Take the lines from the head of the listing through the one bearing "HUB = (253, 232, 59, 57)" and copy them exactly, leaving every picture out.

┄┄┄┄┄┄┄┄┄┄

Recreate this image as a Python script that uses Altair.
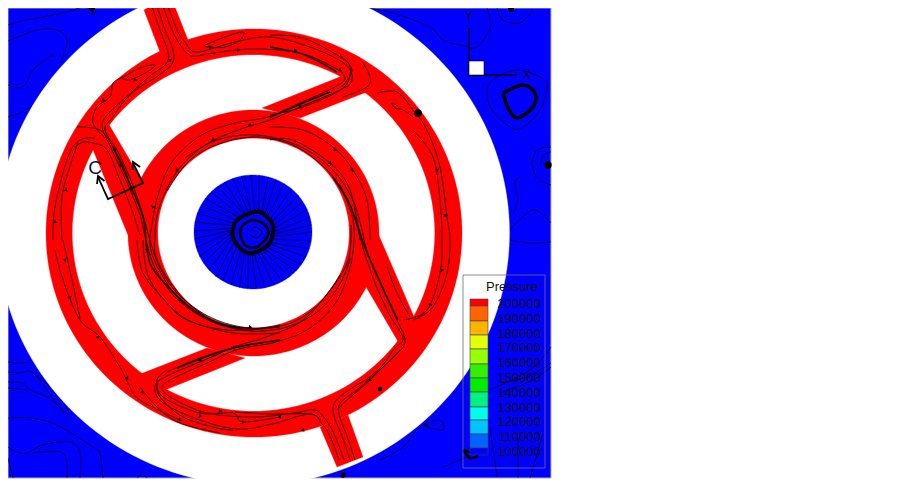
import math
import altair as alt
import pandas as pd

FRAME = [8, 551, 8, 478]
WHITE_DISC = (253.5, 233, 256, 252)
OUTER_RING = (254, 233, 208, 204)
OUTER_HOLE = (253.5, 233, 181, 178)
INNER_RING = (253.5, 233, 125.5, 123)
INNER_HOLE = (253.5, 233, 95.5, 94.5)
HUB = (253, 232, 59, 57)

BANDS = [
    [(352, 72), (377, 88), (300, 118), (262, 108)],
    [(104, 116), (145, 186), (128, 235), (89, 140)],
    [(418, 326), (403, 350), (362, 280), (377, 231)],
    [(155, 394), (130, 378), (207, 348), (245, 358)],
    [(144, 10), (157, 2), (173, 2), (188, 40), (160, 52)],
    [(320, 427), (348, 415), (363, 457), (337, 467)],
]

RED_STREAMS = [
    [(152,6),(160,30),(168,52),(166,64),(150,76),(132,92),(112,110),(102,125),(112,150),(128,185),(140,215),(146,240),(155,268),(176,298),(208,320),(250,331),(290,326),(322,308),(342,280),(350,258)],
    [(157,6),(165,30),(173,50),(172,64),(155,78),(140,87),(125,100),(113,117),(105,130),(118,152),(132,183),(143,215),(150,240),(160,268),(180,296),(212,318),(250,328),(288,324),(318,305),(340,275)],
    [(163,6),(172,30),(181,46),(192,56),(213,53),(253,49),(300,53),(335,68),(345,78),(335,87),(300,103),(268,117),(235,123),(200,136),(172,162),(158,195),(152,225),(150,245),(158,268),(180,300),(213,322),(247,329),(280,325)],
    [(168,6),(177,30),(185,42),(197,52),(235,42),(270,37),(310,47),(345,64),(352,80),(340,90),(300,107),(270,120),(238,130),(205,145),(178,170),(160,205),(155,235),(158,262),(185,300),(218,323),(250,328)],
    [(355,460),(347,436),(339,414),(341,402),(357,390),(375,374),(395,356),(405,341),(395,316),(379,281),(367,251),(361,226),(352,198),(331,168),(299,146),(257,135),(217,140),(185,158)],
    [(350,460),(342,436),(334,416),(335,402),(352,388),(367,379),(382,366),(394,349),(403,338),(389,314),(375,283),(364,251),(357,226),(347,198),(327,170),(295,146),(257,137),(219,144),(189,161),(167,191)],
    [(344,460),(335,436),(326,420),(315,410),(294,413),(254,417),(207,413),(172,398),(162,388),(172,379),(207,363),(239,349),(272,343),(307,330),(335,304),(349,271),(354,241),(352,215),(340,185)],
    [(339,460),(330,436),(322,424),(310,414),(272,424),(237,429),(197,419),(162,402),(155,386),(167,376),(207,359),(237,346),(269,336),(302,321),(327,294),(348,261),(351,225)],
    [(205,45),(225,37),(243,32),(240,40),(225,47),(207,47),(205,45)],
    [(122,78),(140,68),(155,65),(147,72),(130,80),(122,78)],
    [(123,77),(113,83),(110,97),(97,107),(93,123),(105,138)],
    [(77,127),(100,130),(113,147),(125,170),(133,195)],
    [(75,147),(83,142),(93,143),(107,150),(120,180),(132,210),(140,235)],
    [(62,240),(62,197),(72,160),(78,143)],
    [(53,240),(55,207),(68,157),(80,140),(95,138)],
    [(55,250),(63,280),(80,320),(100,337),(120,367),(128,383),(140,400),(180,420)],
    [(63,240),(72,280),(80,318)],
    [(140,387),(157,407),(180,423),(220,433)],
    [(157,383),(160,397),(183,417),(217,428),(233,430)],
    [(167,370),(157,380),(163,397),(200,413),(233,413),(243,422),(280,417)],
    [(280,340),(233,348),(200,358),(167,372)],
    [(320,420),(310,414),(270,414),(235,412)],
    [(337,410),(347,400),(370,380),(400,350)],
    [(377,93),(397,92),(413,110),(427,130),(440,167),(447,217),(450,240),(447,273),(433,307),(413,320)],
    [(413,130),(433,157),(440,200),(442,240),(440,273),(427,310),(403,320)],
    [(387,267),(397,293),(410,317)],
    [(398,106),(392,103),(395,108),(403,110),(413,117)],
    [(363,63),(370,77),(367,87),(343,97)],
    [(340,55),(352,70),(342,87)],
    [(270,35),(303,38),(337,55),(350,67),(343,88),(303,107),(270,115)],
    [(270,127),(303,130),(333,147),(353,170),(367,200),(370,240)],
    [(270,140),(293,140),(330,163),(350,190),(360,240)],
    [(137,240),(143,273),(167,303),(187,320),(233,333),(280,333)],
    [(143,240),(150,280),(183,317),(227,330),(280,327)],
]

DARK_STREAMS = [
    [(113,147),(128,180),(143,217),(147,250),(155,272),(187,305),(213,321),(240,328)],
    [(333,177),(350,205),(360,233),(366,250),(387,297),(398,320)],
    [(270,117),(303,103),(330,92)],
    [(270,47),(305,55),(337,72)],
    [(177,368),(230,349),(280,340)],
]

BLUE_STREAMS = [
    [(8,25),(27,20),(43,17),(67,12),(80,8),(90,9),(95,15),(88,13)],
    [(8,41),(23,35),(37,30),(57,30),(67,40),(63,57),(60,63)],
    [(8,85),(23,87),(33,70),(50,57),(55,57)],
    [(8,117),(20,113),(32,106)],
    [(367,8),(393,13),(430,27),(443,40),(460,45),(477,47),(490,27),(487,8)],
    [(497,8),(503,20),(520,23),(533,10)],
    [(487,87),(497,77),(517,70),(540,77),(547,87),(540,110),(523,127),(510,127),(490,107),(487,87)],
    [(532,163),(537,150),(551,147)],
    [(532,163),(537,178),(551,185)],
    [(540,165),(544,155),(551,152)],
    [(513,213),(518,200),(515,183),(520,177)],
    [(510,230),(533,210),(551,223)],
    [(510,240),(530,243),(551,242)],
    [(500,383),(527,377),(551,363)],
    [(500,393),(533,380),(551,367)],
    [(490,390),(530,370),(551,347)],
    [(380,460),(403,447),(420,427),(440,420),(443,430),(427,427)],
    [(443,467),(467,457),(477,453)],
    [(490,427),(497,477)],
    [(518,437),(518,478)],
    [(543,433),(530,478)],
    [(8,362),(20,363),(30,362)],
    [(8,372),(20,373),(32,372),(47,390),(63,412),(68,410),(50,387),(33,373)],
    [(8,382),(23,383),(30,390),(47,397),(63,410)],
    [(8,388),(27,390)],
    [(8,418),(30,418),(57,425),(93,447),(100,453)],
    [(8,447),(17,452),(27,453),(43,445),(70,442),(80,453),(80,478)],
    [(100,450),(103,478)],
    [(33,453),(63,453),(67,478)],
    [(8,458),(13,478)],
    [(137,478),(142,474),(147,478)],
]

THICK_STREAMS = [
    ([(235,222),(245,215),(260,212),(272,223),(273,233),(268,245),(253,253),(242,250),(233,237),(235,222)], 4),
    ([(243,225),(253,220),(265,225),(268,235),(257,247),(245,245),(240,233),(243,225)], 2.6),
    ([(250,232),(255,227),(262,232),(257,238),(250,235)], 1),
    ([(503,93),(523,85),(535,93),(533,107),(517,118),(508,108),(503,93)], 3.4),
    ([(463,450),(477,455),(470,458),(463,450)], 2.5),
]

DOTS = [(418, 113, 60), (380, 389, 22), (92, 8, 40), (511, 9, 35), (548, 165, 55), (343, 475, 30), (426, 425, 10)]

ARROWS = [
    (55,222,0),(66,190,10),(65,260,165),(70,298,155),(98,337,145),(127,378,150),(142,392,140),
    (200,416,105),(220,411,95),(243,422,100),(180,420,110),(115,150,150),(120,165,150),(170,60,60),
    (135,80,-135),(103,100,-140),(210,47,80),(238,50,85),(295,50,100),(340,70,120),(335,150,120),
    (330,163,135),(352,170,150),(437,170,165),(445,215,175),(442,270,190),(430,305,210),
    (370,380,225),(303,430,260),(280,417,265),(200,360,245),(233,348,255),(153,207,190),
    (177,170,210),(213,140,240),(250,125,265),(300,107,250),(147,250,170),(180,300,135),(250,327,95),
]

SPOKES = [0, 9, 17, 26, 35, 43, 52, 60, 69, 78, 87, 95, 103, 112, 121, 129, 138, 147, 155, 164, 173, 181,
          190, 199, 208, 216, 225, 233, 241, 250, 259, 268, 276, 285, 293, 302, 311, 320, 328, 337, 345, 353]
SPOKE_SWIRL = [14, 12, 15, 10, 12, 14, 10, 12, 8, 10, 6, 8, 12, 14, 20, 24, 28, 26, 24, 20, 14, 10,
               8, 6, 8, 10, 8, 10, 6, 8, 6, 8, 10, 10, 12, 12, 14, 14, 16, 14, 16, 14]

SECTION = [(133, 163), (143, 183), (108, 199), (98, 177)]
SECTION_HEADS = [[(132.5, 170), (133, 162), (140, 167)], [(97, 184), (98, 176), (104.5, 181)]]

AXIS_TRIAD = [(469, 28), (469, 75), (517, 75)]
AXIS_BOX = (469, 484, 61, 75)

LEGEND_BOX = (463, 545, 275, 468)
LEGEND_EDGES = [299, 306, 321, 335, 349, 364, 378, 392, 407, 420, 434, 448, 455]
LEGEND_COLORS = ["#ff0000", "#ff6400", "#ffb400", "#e6ff00", "#96ff00", "#32f000", "#00ee00",
                 "#00f082", "#00ffe6", "#00c3ff", "#0064ff", "#0000ff"]
LEGEND_LABELS = ["200000", "190000", "180000", "170000", "160000", "150000", "140000",
                 "130000", "120000", "110000", "100000"]
LEGEND_Y0, LEGEND_STEP = 304, 14.8

X = alt.X("x:Q", scale=alt.Scale(domain=[8, 553], nice=False, zero=False), axis=None)
Y = alt.Y("y:Q", scale=alt.Scale(domain=[479, 8], nice=False, zero=False), axis=None)
X2, Y2 = alt.X2("x2:Q"), alt.Y2("y2:Q")


def ellipse(spec):
    cx, cy, rx, ry = spec
    return [(cx + rx * math.cos(math.radians(a)), cy + ry * math.sin(math.radians(a))) for a in range(0, 360, 2)]


def polygon(points, color):
    df = pd.DataFrame(points, columns=["x", "y"])
    df["o"] = range(len(df))
    return alt.Chart(df).mark_line(fill=color, stroke=color, strokeWidth=0.3, interpolate="linear-closed",
                                   clip=True).encode(x=X, y=Y, order="o:Q")


def lines(groups, width, color="#000000", opacity=0.85, interp="cardinal"):
    rows = [{"x": p[0], "y": p[1], "g": i, "o": j} for i, g in enumerate(groups) for j, p in enumerate(g)]
    return alt.Chart(pd.DataFrame(rows)).mark_line(stroke=color, strokeWidth=width, strokeOpacity=opacity,
                                                   interpolate=interp, clip=True).encode(
        x=X, y=Y, detail="g:N", order="o:Q")


def box(x1, x2, y1, y2, fill, stroke, sw=1):
    df = pd.DataFrame({"x": [x1], "x2": [x2], "y": [y1], "y2": [y2]})
    kw = dict(stroke=stroke, strokeWidth=sw, clip=True)
    kw.update(dict(fill=fill) if fill else dict(fillOpacity=0))
    return alt.Chart(df).mark_rect(**kw).encode(x=X, x2=X2, y=Y, y2=Y2)


def label(rows, size, align="center", color="#000000"):
    df = pd.DataFrame(rows, columns=["x", "y", "t"])
    return alt.Chart(df).mark_text(font="Liberation Sans", fontSize=size, align=align, baseline="middle",
                                   color=color).encode(x=X, y=Y, text="t:N")


layers = [box(FRAME[0], FRAME[1], FRAME[2], FRAME[3], "#0000ff", "#b0b0b0"),
          lines(BLUE_STREAMS, 0.8),
          polygon(ellipse(WHITE_DISC), "#ffffff"),
          polygon(ellipse(OUTER_RING), "#ff0000"),
          polygon(ellipse(OUTER_HOLE), "#ffffff")]
layers += [polygon(b, "#ff0000") for b in BANDS]
layers += [polygon(ellipse(INNER_RING), "#ff0000"),
           polygon(ellipse(INNER_HOLE), "#ffffff"),
           polygon(ellipse(HUB), "#0000ff")]

hub_x, hub_y, hub_rx, hub_ry = HUB
spokes = []
for a, s in zip(SPOKES, SPOKE_SWIRL):
    out = (hub_x + hub_rx * math.cos(math.radians(a)), hub_y + hub_ry * math.sin(math.radians(a)))
    inn = (hub_x + 20 * math.cos(math.radians(a + s)), hub_y + 20 * math.sin(math.radians(a + s)))
    spokes.append([out, inn])
layers.append(lines(spokes, 0.8, interp="linear"))

layers.append(lines(RED_STREAMS, 0.9))
layers.append(lines(DARK_STREAMS, 1.5, opacity=0.9))
for pts, w in THICK_STREAMS:
    layers.append(lines([pts], w, opacity=1))

dots = pd.DataFrame(DOTS, columns=["x", "y", "s"])
layers.append(alt.Chart(dots).mark_point(filled=True, color="#000000", opacity=1, shape="circle", clip=True).encode(
    x=X, y=Y, size=alt.Size("s:Q", scale=None, legend=None)))

arrows = pd.DataFrame(ARROWS, columns=["x", "y", "a"])
arrows["a"] = arrows["a"] % 360
layers.append(alt.Chart(arrows).mark_point(filled=True, color="#000000", opacity=1, shape="triangle", size=15,
                                           clip=True).encode(
    x=X, y=Y, angle=alt.Angle("a:Q", scale=None)))

layers.append(lines([SECTION] + SECTION_HEADS, 1.8, opacity=1, interp="linear"))
layers.append(label([(95, 168, "C")], 19, color="#101040"))

layers.append(lines([AXIS_TRIAD], 1.4, opacity=1, interp="linear"))
layers.append(box(AXIS_BOX[0], AXIS_BOX[1], AXIS_BOX[2], AXIS_BOX[3], "#ffffff", "#000000", 0.6))
layers.append(label([(469, 16, "Y"), (527, 75, "X")], 13, color="#101030"))

layers.append(box(LEGEND_BOX[0], LEGEND_BOX[1], LEGEND_BOX[2], LEGEND_BOX[3], None, "#707070", 0.8))
for i, c in enumerate(LEGEND_COLORS):
    layers.append(box(470, 488, LEGEND_EDGES[i], LEGEND_EDGES[i + 1], c, "#404040", 0.6))
layers.append(label([(538, 287, "Pressure")], 13, align="right", color="#111111"))
layers.append(label([(541, LEGEND_Y0 + i * LEGEND_STEP, t) for i, t in enumerate(LEGEND_LABELS)], 13,
                    align="right", color="#111111"))

chart = alt.layer(*layers).properties(width=545, height=471, padding=0).configure_view(stroke=None)
chart.save("out.html", embed_options={"renderer": "svg", "actions": False})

┄┄┄┄┄┄┄┄┄┄

_Reply to the exercise_.
Recreate this image as a Python script that uses Altair.
import math
import altair as alt
import pandas as pd

FRAME = [8, 551, 8, 478]
WHITE_DISC = (253.5, 233, 256, 252)
OUTER_RING = (254, 233, 208, 204)
OUTER_HOLE = (253.5, 233, 181, 178)
INNER_RING = (253.5, 233, 125.5, 123)
INNER_HOLE = (253.5, 233, 95.5, 94.5)
HUB = (253, 232, 59, 57)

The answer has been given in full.